- Date: 4 July 1996
- Target: Nimal Siripala de Silva, Minister of Housing, Construction and Public Utilities
- Attack type: suicide bombing
- Weapons: Suicide vest
- Deaths: 23
- Injured: 59
- Perpetrators: Liberation Tigers of Tamil Eelam

= Stanley Road bombing =

1996 suicide bombing in Sri Lanka

The Stanley Road bombing was a suicide bombing carried out by the Liberation Tigers of Tamil Eelam (LTTE) during the separatist civil war in Sri Lanka between the government and the Tamil Tigers.

Nimal Siripala de Silva, Minister of Housing, Construction and Public Utilities, who was the Chairman of the Presidential Task Force on Northern Rehabilitation arrived in Jaffna at 9 AM on 4 July 1996 on visit to supervise on-going reconstruction projects. Following a discussion related to the reconstruction of Jaffna and a book distribution ceremony at the Holy Family Convent, Jaffna; the Minister the proceed to attend the opening ceremony for the new Building Materials Corporation (BMC) outlet on Stanley Road.

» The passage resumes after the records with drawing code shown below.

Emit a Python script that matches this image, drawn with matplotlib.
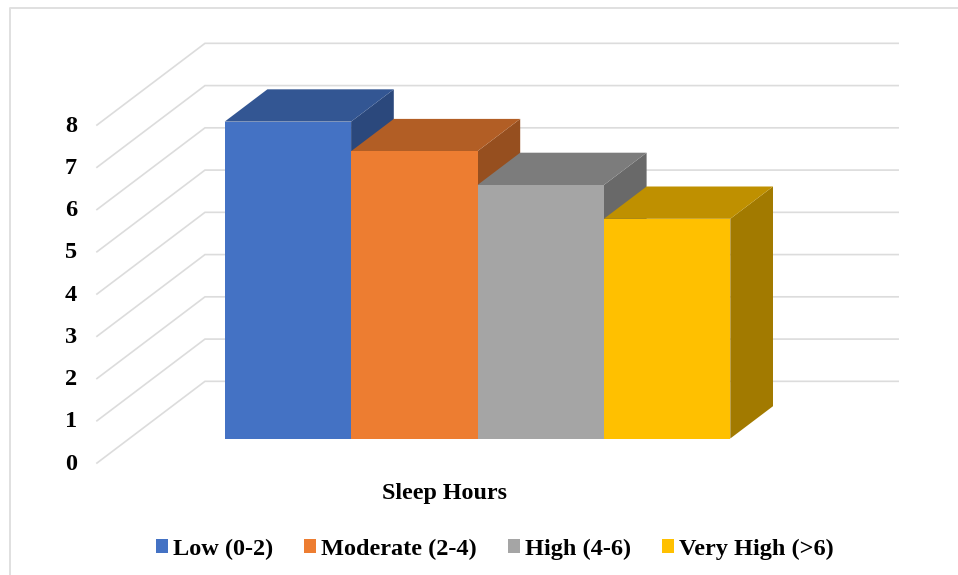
"""
Clustered 3D-look column chart of sleep hours, drawn on plain 2D axes.
"""

import matplotlib
matplotlib.use("Agg")
import matplotlib.pyplot as plt
from matplotlib.colors import to_rgb

categories = ["Low (0-2)", "Moderate (2-4)", "High (4-6)", "Very High (>6)"]
values = [7.5, 6.8, 6.0, 5.2]
colors = ["#4472C4", "#ED7D31", "#A5A5A5", "#FFC000"]
y_ticks = [0, 1, 2, 3, 4, 5, 6, 7, 8]
axis_title = "Sleep Hours"

# pixel layout of the bars' front plane
CAT_PX = 126.4
VAL_PX = 42.25
LEFT_PX = 224.7
ZERO_PX = 438.5
# one unit of depth (the depth of a bar) in data units
DEPTH_X = 42.7 / CAT_PX
DEPTH_Y = 32.3 / VAL_PX
# the walls around the bars
WALL_LEFT, WALL_RIGHT = -0.754, 4.73
DEPTH_FRONT, DEPTH_BACK = -0.76, 1.77
GRID = "#DCDCDC"

plt.rcParams["font.family"] = ["Liberation Serif", "DejaVu Serif"]
plt.rcParams["font.weight"] = "bold"


def project(cat, val, depth):
    """Oblique projection to the axes' data coordinates"""
    return cat + depth * DEPTH_X, val + depth * DEPTH_Y


def shade(color, factor):
    return tuple(c * factor for c in to_rgb(color))


fig = plt.figure(figsize=(9.58, 5.75), dpi=100)
ax = fig.add_axes([0, 0, 1, 1])
ax.set_xlim(-LEFT_PX / CAT_PX, (958 - LEFT_PX) / CAT_PX)
ax.set_ylim((ZERO_PX - 575) / VAL_PX, ZERO_PX / VAL_PX)
ax.axis("off")

# chart frame
fig.add_artist(plt.Line2D([9.5 / 958, 9.5 / 958, 1], [0, 567 / 575, 567 / 575],
                          color="#E0E0E0", lw=1.4))

# gridlines on side and back wall
for v in y_ticks:
    x0, y0 = project(WALL_LEFT, v, DEPTH_FRONT)
    x1, y1 = project(WALL_LEFT, v, DEPTH_BACK)
    x2, y2 = project(WALL_RIGHT, v, DEPTH_BACK)
    ax.plot([x0, x1, x2], [y0, y1, y2], color=GRID, lw=1.2, zorder=1,
            solid_joinstyle="miter")
    ax.annotate(str(v), (x0, y0), xytext=(-26, -1), textcoords="offset pixels",
                ha="center", va="center", fontsize=17.5, color="black")

handles = []
for i, (label, val, col) in enumerate(zip(categories, values, colors)):
    z = 2 + i
    side = [project(i + 1, 0, 0), project(i + 1, 0, 1),
            project(i + 1, val, 1), project(i + 1, val, 0)]
    top = [project(i, val, 0), project(i, val, 1),
           project(i + 1, val, 1), project(i + 1, val, 0)]
    ax.fill(*zip(*side), color=shade(col, 0.635), lw=0, zorder=z)
    ax.fill(*zip(*top), color=shade(col, 0.75), lw=0, zorder=z)
    bar = ax.bar(i, val, width=1, align="edge", color=col, lw=0, zorder=z,
                 label=label)
    handles.append(bar)

ax.text(1.74, -1.31, axis_title, ha="center", va="center", fontsize=17.3,
        color="black")

ax.legend(handles=handles, loc="center", bbox_to_anchor=(495 / 958, 1 - 549 / 575),
          ncol=4, frameon=False, fontsize=17.5, handlelength=0.49, handleheight=0.49,
          handletextpad=0.21, columnspacing=1.28, borderpad=0, labelcolor="black")

fig.savefig("out.png", dpi=100)
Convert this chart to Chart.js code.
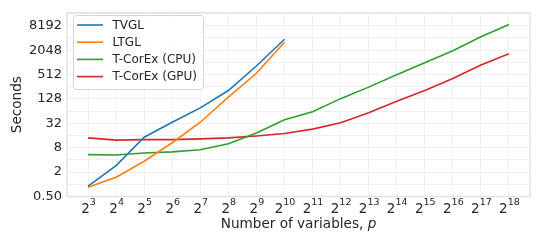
<!DOCTYPE html>
<html>
<head>
  <meta charset="UTF-8">
  <title>Runtime</title>
  <script src="https://cdn.jsdelivr.net/npm/chart.js"></script>
  <style>
    body { margin: 0; background: #fff; }
    #wrap { width: 540px; height: 247px; position: relative; }
  </style>
</head>
<body>
<div id="wrap"><canvas id="runChart"></canvas></div>

<script>
  // number of variables p = 2^3 ... 2^18
  const pValues = [8, 16, 32, 64, 128, 256, 512, 1024, 2048, 4096, 8192, 16384, 32768, 65536, 131072, 262144];
  const xTickExps = [3, 4, 5, 6, 7, 8, 9, 10, 11, 12, 13, 14, 15, 16, 17, 18];
  const yTickExps = [-1, 0, 1, 2, 3, 4, 5, 6, 7, 8, 9, 10, 11, 12, 13, 14];

  // seconds
  const tvgl = [0.9, 2.9, 14.5, 34, 77, 206, 830, 3800];
  const ltgl = [0.85, 1.5, 3.7, 10.6, 34, 142, 550, 3200];
  const corexCpu = [5.4, 5.3, 5.9, 6.3, 7.1, 10, 18.4, 39, 62, 130, 250, 505, 1000, 1980, 4400, 8800];
  const corexGpu = [14, 12.3, 12.7, 12.7, 13.2, 14, 15.6, 18, 23, 33, 58, 112, 206, 410, 880, 1660];

  const seriesNames = ['TVGL', 'LTGL', 'T-CorEx (CPU)', 'T-CorEx (GPU)'];
  const colors = ['#1f77b4', '#ff7f0e', '#2ca02c', '#d62728'];

  const FONT = "'DejaVu Sans', sans-serif";
  const TEXT = '#262626';

  function pts(vals) {
    return vals.map((v, i) => ({x: pValues[i], y: v}));
  }

  // frame, legend (inside plot), 2^n tick labels and axis titles
  const extras = {
    id: 'extras',
    beforeDatasetsDraw(chart) {
      const a = chart.chartArea, ctx = chart.ctx;
      ctx.save();
      ctx.strokeStyle = '#e3e3e3';
      ctx.lineWidth = 1.5;
      ctx.strokeRect(a.left, a.top, a.right - a.left, a.bottom - a.top);
      ctx.restore();
    },
    afterDraw(chart) {
      const a = chart.chartArea, ctx = chart.ctx;
      ctx.save();
      // legend box
      const bx = 73, by = 15, bw = 130, bh = 74, r = 3;
      ctx.fillStyle = 'rgba(255,255,255,0.85)';
      ctx.strokeStyle = '#d6d6d6';
      ctx.lineWidth = 1;
      ctx.beginPath();
      ctx.roundRect(bx + 0.5, by + 0.5, bw, bh, r);
      ctx.fill();
      ctx.stroke();
      ctx.font = '12px ' + FONT;
      ctx.textBaseline = 'middle';
      chart.data.datasets.forEach((ds, i) => {
        const y = 25 + i * 17.2;
        ctx.strokeStyle = ds.borderColor;
        ctx.lineWidth = 1.6;
        ctx.beginPath();
        ctx.moveTo(77, y);
        ctx.lineTo(103, y);
        ctx.stroke();
        ctx.fillStyle = TEXT;
        ctx.fillText(ds.label, 112.5, y + 0.5);
      });

      // x tick labels: 2 with superscript exponent
      const xs = chart.scales.x;
      ctx.fillStyle = TEXT;
      ctx.textBaseline = 'alphabetic';
      ctx.textAlign = 'left';
      xTickExps.forEach(e => {
        const px = xs.getPixelForValue(Math.pow(2, e));
        ctx.font = '13.5px ' + FONT;
        const wb = ctx.measureText('2').width;
        ctx.font = '9.5px ' + FONT;
        const we = ctx.measureText(String(e)).width;
        const x0 = px - (wb + we) / 2 + 0.5;
        ctx.font = '13.5px ' + FONT;
        ctx.fillText('2', x0, 212.5);
        ctx.font = '9.5px ' + FONT;
        ctx.fillText(String(e), x0 + wb, 205);
      });

      // x title with italic p
      ctx.textBaseline = 'middle';
      const t1 = 'Number of variables, ';
      ctx.font = '13.6px ' + FONT;
      const w1 = ctx.measureText(t1).width;
      ctx.font = 'italic 13.6px ' + FONT;
      const w2 = ctx.measureText('p').width;
      const cx = (a.left + a.right) / 2;
      const x0 = cx - (w1 + w2) / 2;
      ctx.font = '13.6px ' + FONT;
      ctx.fillText(t1, x0, 224);
      ctx.font = 'italic 13.6px ' + FONT;
      ctx.fillText('p', x0 + w1, 224);

      // y title
      ctx.font = '13.6px ' + FONT;
      ctx.textAlign = 'center';
      ctx.translate(17, (a.top + a.bottom) / 2);
      ctx.rotate(-Math.PI / 2);
      ctx.fillText('Seconds', 0, 0);
      ctx.restore();
    }
  };

  new Chart(document.getElementById('runChart'), {
    type: 'line',
    data: {
      datasets: seriesNames.map((name, i) => ({
        label: name,
        data: pts([tvgl, ltgl, corexCpu, corexGpu][i]),
        borderColor: colors[i],
        backgroundColor: colors[i],
        borderWidth: 1.6,
        pointRadius: 0,
        tension: 0,
        fill: false
      }))
    },
    options: {
      responsive: true,
      maintainAspectRatio: false,
      animation: false,
      layout: { padding: { left: 0, top: 9, right: 10, bottom: 0 } },
      plugins: {
        legend: { display: false },
        tooltip: { enabled: false }
      },
      scales: {
        x: {
          type: 'logarithmic',
          min: Math.pow(2, 2.25),
          max: Math.pow(2, 18.75),
          afterBuildTicks: s => { s.ticks = xTickExps.map(e => ({value: Math.pow(2, e)})); },
          afterFit: s => { s.height = 50.5; },
          border: { display: false },
          grid: { color: '#f0f0f0', lineWidth: 1, drawTicks: false },
          ticks: { display: false, autoSkip: false }
        },
        y: {
          type: 'logarithmic',
          min: 0.5,
          max: Math.pow(2, 14.06),
          afterBuildTicks: s => { s.ticks = yTickExps.map(e => ({value: Math.pow(2, e)})); },
          afterFit: s => { s.width = 67; },
          border: { display: false },
          grid: { color: '#f0f0f0', lineWidth: 1, drawTicks: false },
          ticks: {
            autoSkip: false,
            padding: 5,
            color: TEXT,
            font: { family: FONT, size: 13 },
            callback: v => {
              const e = Math.round(Math.log2(v));
              if (e % 2 === 0) return '';
              return e === -1 ? '0.50' : String(Math.round(v));
            }
          }
        }
      }
    },
    plugins: [extras]
  });
</script>
</body>
</html>
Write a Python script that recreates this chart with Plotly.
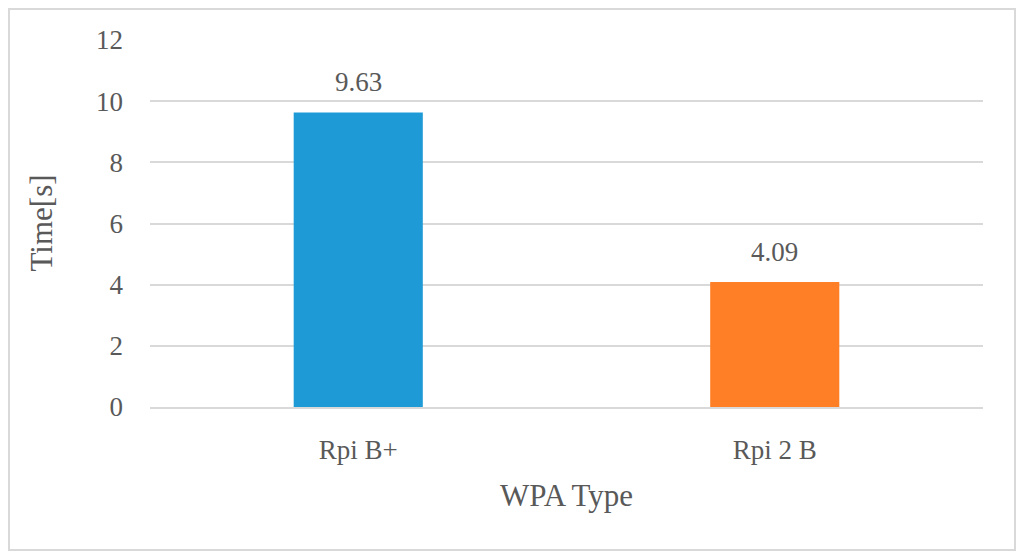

After the opening ceremony the minister walked to the SLAMC Mitsubishi Pajero vehicle he was using during the visit to head to his next meeting with officers in charge of rehabilitation work at the Jaffna Kachcheri. The Pajero was driving by Brigadier Ananda Hamangoda, Brigade Commander, 512 "Jaffna" Brigade, while the minister sat on front passenger seat. Ranjit Godamuduna, chairman of Lanka Cement Ltd, and a body guard were to sit in the back.

Just as the minister got into the vehicle around 12:45pm, a seemingly pregnant woman dressed in a white blouse with two bags in her hand moved forward from the crown and approached the entourage. A Quick Reaction Team (QRT) motorbike driven by Lance Corporal W. I. M. Seneviratne with Private Pushpakumara was 20m away. Suspecting a suicide bomber, Seneviratne immediately maneuvered his bike to block her path. With nowhere to go, the woman detonated the explosives strapped onto her body, killing herself and Seneviratne instantly.

The blast killed 23 people including Brigadier Ananda Hamangoda, de Silva's security office Police Constable Banda and the chairman of Lanka Cement Ranjit Godamuduna, all of whom were inside the same vehicle as the Minister. 11 civilians were killed including Carlyle Dias, a retired Senior Superintendent of Police who came out of retirement to serve as the Civil Affairs Officer (CAO) in Jaffna, and BMC official A. A. Dissanayake were also among 11 civilians killed in the blast. 59 were wounded including Minister de Silva who suffered injuries to his forehead, and was taken to the Palaly military hospital for emergency treatment.

Describing the suicide attack, Sunday Times columnist Iqbal Athas wrote

The message was quite clear. The LTTE would use the techniques it acquired to become one of the world's deadliest guerrilla outfits against its own people, the people whom it vowed to protect in the so-called state of Eelam it pledged to create.

For sacrificing his life to save Minister de Silva, Lance Corporal Seneviratne was awarded the highest award for gallantry presented by the Sri Lanka Army Parama Weera Vibhushanaya.